▸ **AIM**: Transcribe all of the material below word for word and leave out its pictures.

▸ **AVAILABLE DATA**:
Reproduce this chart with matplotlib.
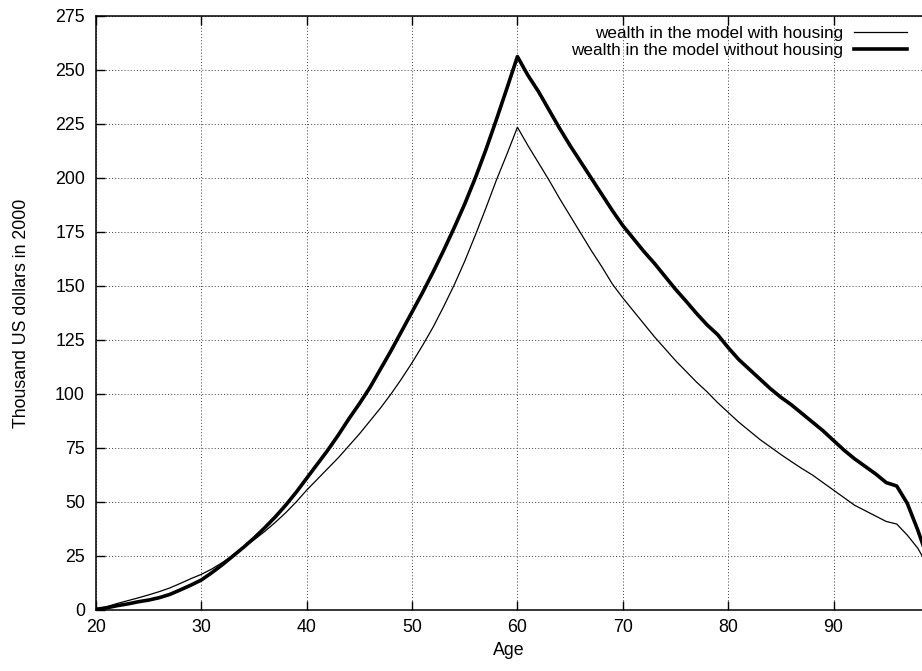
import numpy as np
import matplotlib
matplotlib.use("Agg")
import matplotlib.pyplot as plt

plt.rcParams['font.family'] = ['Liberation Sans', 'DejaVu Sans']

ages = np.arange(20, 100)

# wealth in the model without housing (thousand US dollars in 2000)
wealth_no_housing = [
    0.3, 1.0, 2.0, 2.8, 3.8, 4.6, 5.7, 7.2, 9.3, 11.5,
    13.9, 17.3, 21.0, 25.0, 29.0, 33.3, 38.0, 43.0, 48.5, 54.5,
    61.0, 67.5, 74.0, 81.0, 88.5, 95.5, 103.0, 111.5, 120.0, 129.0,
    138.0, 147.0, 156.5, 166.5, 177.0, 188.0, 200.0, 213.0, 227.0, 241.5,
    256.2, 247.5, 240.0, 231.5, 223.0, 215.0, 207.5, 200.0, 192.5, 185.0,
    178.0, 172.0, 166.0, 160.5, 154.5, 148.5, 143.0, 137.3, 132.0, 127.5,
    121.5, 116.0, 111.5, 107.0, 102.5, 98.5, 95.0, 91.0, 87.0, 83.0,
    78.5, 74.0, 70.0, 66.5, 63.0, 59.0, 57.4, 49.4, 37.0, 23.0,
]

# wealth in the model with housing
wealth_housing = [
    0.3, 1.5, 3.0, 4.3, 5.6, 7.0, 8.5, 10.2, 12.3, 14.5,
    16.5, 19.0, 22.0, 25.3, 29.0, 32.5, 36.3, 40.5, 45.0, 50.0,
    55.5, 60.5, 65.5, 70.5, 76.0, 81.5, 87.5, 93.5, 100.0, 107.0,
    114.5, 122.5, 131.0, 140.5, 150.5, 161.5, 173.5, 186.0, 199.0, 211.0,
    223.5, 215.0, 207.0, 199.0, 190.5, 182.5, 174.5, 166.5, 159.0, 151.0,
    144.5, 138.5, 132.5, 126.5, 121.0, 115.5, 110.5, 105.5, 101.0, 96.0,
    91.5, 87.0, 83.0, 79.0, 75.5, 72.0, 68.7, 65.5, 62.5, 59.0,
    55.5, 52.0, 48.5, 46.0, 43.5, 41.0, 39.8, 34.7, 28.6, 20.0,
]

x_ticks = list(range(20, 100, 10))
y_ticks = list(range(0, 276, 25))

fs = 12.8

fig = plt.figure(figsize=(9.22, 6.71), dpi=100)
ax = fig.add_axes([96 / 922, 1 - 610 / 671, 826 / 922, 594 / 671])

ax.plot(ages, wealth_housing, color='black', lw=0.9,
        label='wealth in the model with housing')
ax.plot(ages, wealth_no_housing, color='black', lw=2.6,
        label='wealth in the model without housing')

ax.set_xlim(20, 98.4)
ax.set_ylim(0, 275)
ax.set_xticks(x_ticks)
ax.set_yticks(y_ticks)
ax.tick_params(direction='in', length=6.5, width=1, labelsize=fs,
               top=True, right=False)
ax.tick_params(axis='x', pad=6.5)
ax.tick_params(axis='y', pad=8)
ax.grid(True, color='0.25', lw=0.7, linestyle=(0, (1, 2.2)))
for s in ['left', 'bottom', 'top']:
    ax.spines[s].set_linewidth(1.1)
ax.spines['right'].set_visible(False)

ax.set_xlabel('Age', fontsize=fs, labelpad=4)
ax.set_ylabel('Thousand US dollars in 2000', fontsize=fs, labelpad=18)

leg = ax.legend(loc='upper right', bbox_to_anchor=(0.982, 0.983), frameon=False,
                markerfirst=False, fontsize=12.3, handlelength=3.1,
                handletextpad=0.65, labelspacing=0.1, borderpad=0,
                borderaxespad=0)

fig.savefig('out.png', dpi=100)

▸ **RESPONSE TO THE TASK**:
Reproduce this chart with matplotlib.
import numpy as np
import matplotlib
matplotlib.use("Agg")
import matplotlib.pyplot as plt

plt.rcParams['font.family'] = ['Liberation Sans', 'DejaVu Sans']

ages = np.arange(20, 100)

# wealth in the model without housing (thousand US dollars in 2000)
wealth_no_housing = [
    0.3, 1.0, 2.0, 2.8, 3.8, 4.6, 5.7, 7.2, 9.3, 11.5,
    13.9, 17.3, 21.0, 25.0, 29.0, 33.3, 38.0, 43.0, 48.5, 54.5,
    61.0, 67.5, 74.0, 81.0, 88.5, 95.5, 103.0, 111.5, 120.0, 129.0,
    138.0, 147.0, 156.5, 166.5, 177.0, 188.0, 200.0, 213.0, 227.0, 241.5,
    256.2, 247.5, 240.0, 231.5, 223.0, 215.0, 207.5, 200.0, 192.5, 185.0,
    178.0, 172.0, 166.0, 160.5, 154.5, 148.5, 143.0, 137.3, 132.0, 127.5,
    121.5, 116.0, 111.5, 107.0, 102.5, 98.5, 95.0, 91.0, 87.0, 83.0,
    78.5, 74.0, 70.0, 66.5, 63.0, 59.0, 57.4, 49.4, 37.0, 23.0,
]

# wealth in the model with housing
wealth_housing = [
    0.3, 1.5, 3.0, 4.3, 5.6, 7.0, 8.5, 10.2, 12.3, 14.5,
    16.5, 19.0, 22.0, 25.3, 29.0, 32.5, 36.3, 40.5, 45.0, 50.0,
    55.5, 60.5, 65.5, 70.5, 76.0, 81.5, 87.5, 93.5, 100.0, 107.0,
    114.5, 122.5, 131.0, 140.5, 150.5, 161.5, 173.5, 186.0, 199.0, 211.0,
    223.5, 215.0, 207.0, 199.0, 190.5, 182.5, 174.5, 166.5, 159.0, 151.0,
    144.5, 138.5, 132.5, 126.5, 121.0, 115.5, 110.5, 105.5, 101.0, 96.0,
    91.5, 87.0, 83.0, 79.0, 75.5, 72.0, 68.7, 65.5, 62.5, 59.0,
    55.5, 52.0, 48.5, 46.0, 43.5, 41.0, 39.8, 34.7, 28.6, 20.0,
]

x_ticks = list(range(20, 100, 10))
y_ticks = list(range(0, 276, 25))

fs = 12.8

fig = plt.figure(figsize=(9.22, 6.71), dpi=100)
ax = fig.add_axes([96 / 922, 1 - 610 / 671, 826 / 922, 594 / 671])

ax.plot(ages, wealth_housing, color='black', lw=0.9,
        label='wealth in the model with housing')
ax.plot(ages, wealth_no_housing, color='black', lw=2.6,
        label='wealth in the model without housing')

ax.set_xlim(20, 98.4)
ax.set_ylim(0, 275)
ax.set_xticks(x_ticks)
ax.set_yticks(y_ticks)
ax.tick_params(direction='in', length=6.5, width=1, labelsize=fs,
               top=True, right=False)
ax.tick_params(axis='x', pad=6.5)
ax.tick_params(axis='y', pad=8)
ax.grid(True, color='0.25', lw=0.7, linestyle=(0, (1, 2.2)))
for s in ['left', 'bottom', 'top']:
    ax.spines[s].set_linewidth(1.1)
ax.spines['right'].set_visible(False)

ax.set_xlabel('Age', fontsize=fs, labelpad=4)
ax.set_ylabel('Thousand US dollars in 2000', fontsize=fs, labelpad=18)

leg = ax.legend(loc='upper right', bbox_to_anchor=(0.982, 0.983), frameon=False,
                markerfirst=False, fontsize=12.3, handlelength=3.1,
                handletextpad=0.65, labelspacing=0.1, borderpad=0,
                borderaxespad=0)

fig.savefig('out.png', dpi=100)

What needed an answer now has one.